Clause 6: Restrictions That Violate Fair Housing Laws
Sometimes lease language—intentionally or not—violates fair housing protections. Clauses that restrict “families with children,” “service animals,” or “national origin” can be discriminatory under federal law.
Why it’s risky:
Violating the Fair Housing Act can result in costly lawsuits, government fines, and lasting damage to your reputation as a landlord or property owner.
What to do instead:
Avoid any language that singles out protected classes. Make sure your lease allows reasonable accommodations for service animals, and use neutral, inclusive terms in all tenant-facing documents.
Clause 7: No Repairs Unless in Writing
Landlords may include language that states maintenance requests will only be honored if submitted in writing. While written records are useful, making this a strict requirement can create legal issues if ignored.
Why it’s risky:
If a tenant verbally reports a serious repair issue and the landlord fails to act simply because it wasn’t submitted in writing, this could be seen as neglect of habitability duties. Courts often view any valid notice—written or oral—as a trigger for repair obligations.
What to do instead:
Encourage written maintenance requests but make it clear in your lease that verbal requests are acceptable for emergencies. Train your staff or property managers to document these requests internally if they come in by phone or in person.
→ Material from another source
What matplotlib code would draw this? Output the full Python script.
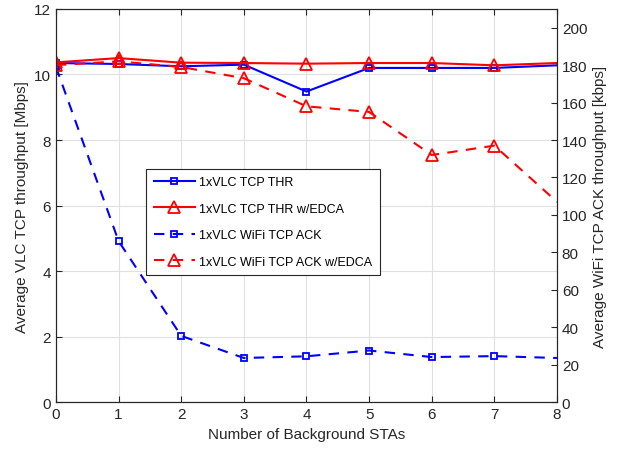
import numpy as np
import matplotlib.pyplot as plt

stas = [0, 1, 2, 3, 4, 5, 6, 7, 8]
thr = [10.35, 10.32, 10.25, 10.3, 9.48, 10.2, 10.2, 10.2, 10.28]
thr_edca = [10.37, 10.5, 10.36, 10.35, 10.33, 10.35, 10.35, 10.28, 10.35]
ack = [179, 86, 35.4, 23.6, 24.5, 27.6, 24.1, 24.6, 23.6]
ack_edca = [180, 182, 179, 173, 158, 155, 132, 137, 107]

plt.rcParams['font.family'] = ['Liberation Sans', 'DejaVu Sans']
plt.rcParams['font.size'] = 11

fig = plt.figure(figsize=(6.24, 4.52), dpi=100)
ax = fig.add_axes([0.0897, 0.108, 0.8029, 0.870])
ax2 = ax.twinx()

mk = slice(0, 8)  # no marker drawn at the last point
l1, = ax.plot(stas, thr, color='blue', lw=1.5, marker='s', ms=5, mfc='none', mew=1.3, markevery=mk, label='1xVLC TCP THR')
l2, = ax.plot(stas, thr_edca, color='red', lw=1.5, marker='^', ms=8.5, mfc='none', mew=1.3, markevery=mk, label='1xVLC TCP THR w/EDCA')
l3, = ax2.plot(stas, ack, color='blue', lw=1.5, ls=(0, (5, 4)), marker='s', ms=5, mfc='none', mew=1.3, markevery=mk, label='1xVLC WiFi TCP ACK')
l4, = ax2.plot(stas, ack_edca, color='red', lw=1.5, ls=(0, (5, 4)), marker='^', ms=8.5, mfc='none', mew=1.3, markevery=mk, label='1xVLC WiFi TCP ACK w/EDCA')

ax.set_xlim(0, 8)
ax.set_ylim(0, 12)
ax2.set_ylim(0, 210)
ax.set_xticks(range(0, 9))
ax.set_yticks(range(0, 13, 2))
ax2.set_yticks(range(0, 201, 20))
ax.grid(True, color='#e0e0e0', lw=0.8)
ax.set_axisbelow(True)
for a in (ax, ax2):
    a.tick_params(direction='in', length=4, color='#262626', labelcolor='#262626')
    for s in a.spines.values():
        s.set_color('#262626')
ax.tick_params(top=True)

ax.set_xlabel('Number of Background STAs', color='#262626')
ax.set_ylabel('Average VLC TCP throughput [Mbps]', color='#262626')
ax2.set_ylabel('Average WiFi TCP ACK throughput [kbps]', color='#262626')

leg = ax.legend(handles=[l1, l2, l3, l4], loc='upper left', bbox_to_anchor=(0.18, 0.593),
                borderaxespad=0, fontsize=9, fancybox=False, edgecolor='#262626', framealpha=1,
                handlelength=3.3, handletextpad=0.35, borderpad=0.6, labelspacing=1.15)
leg.get_frame().set_linewidth(0.8)

plt.savefig('out.png', dpi=100)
Keeping Your Lease Compliant and Enforceable
Using outdated or boilerplate leases without checking for local compliance is one of the most common landlord mistakes. Even a single illegal clause can cast doubt on the enforceability of the entire lease and open the door to tenant challenges. Regularly reviewing your lease with a local attorney or property management professional is one of the best ways to protect yourself and stay current with changing laws.